Rep. Peter DeFazio, the Oregon Democrat who chairs the House Transportation Committee, aptly summed it up: “Despite its own calculations, the FAA rolled the dice on the safety of the traveling public and let the 737 MAX continue to fly.”
The FAA (then under Acting Administrator Daniel Elwell) only got around to grounding the MAX after foreign regulators acted and President Trump ordered it. Yet new FAA chief Steve Dickson insisted to DeFazio’s committee that “The system is not broken.” If this is a working system for protecting passengers and crew, what would a broken system look like?

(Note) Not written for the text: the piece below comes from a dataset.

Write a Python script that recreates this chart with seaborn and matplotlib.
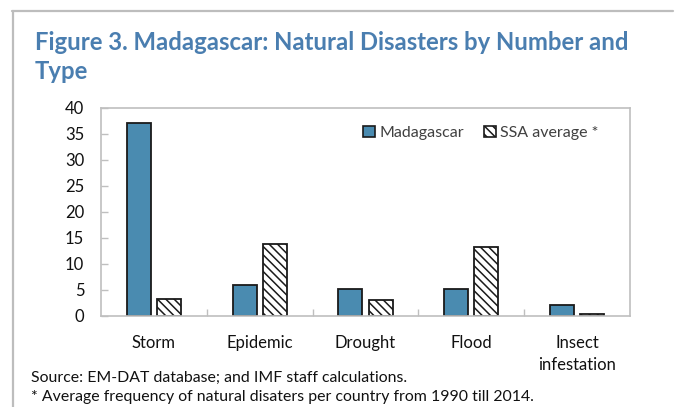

The MAX is no longer a safety threat to people in the air and on the ground, which is progress. Yet the aircraft promises to wreak commercial havoc far into 2020. Domestic and foreign airlines have had to scramble and re-scramble their schedules to accommodate planes they either have and can’t fly, or expected to have but can’t receive. Southwest Airlines, the largest operator of the MAX, is short at least 75 planes between grounded aircraft already in its fleet and unfilled orders it had expected to receive this year. Meanwhile, Boeing has set aside more than $6 billion to compensate its customers, while its own workforce and its suppliers shoulder much of the resulting economic burden. Even the U.S. trade deficit is worse off, as one of the nation’s biggest exporters can’t deliver its best-selling product. Bad as all this is, the long-term reputational damage to Boeing, and to U.S. aviation in general, may prove even worse.
Yet Boeing and its regulators still seem to accept reality only when it forces itself upon them. It’s dispiriting to watch for those of us who closely follow corporate and government policy. At the same time, it is a fascinating public experiment in human psychology and organizational behavior. The scale of the screw-ups was so great, and the consequences so terrible, that even after more than a year the top decision-makers seem unable to appreciate what their organizations have wrought. But those of us who are not caught up in their emotional drama can see this colossal failure and its results for exactly what they are.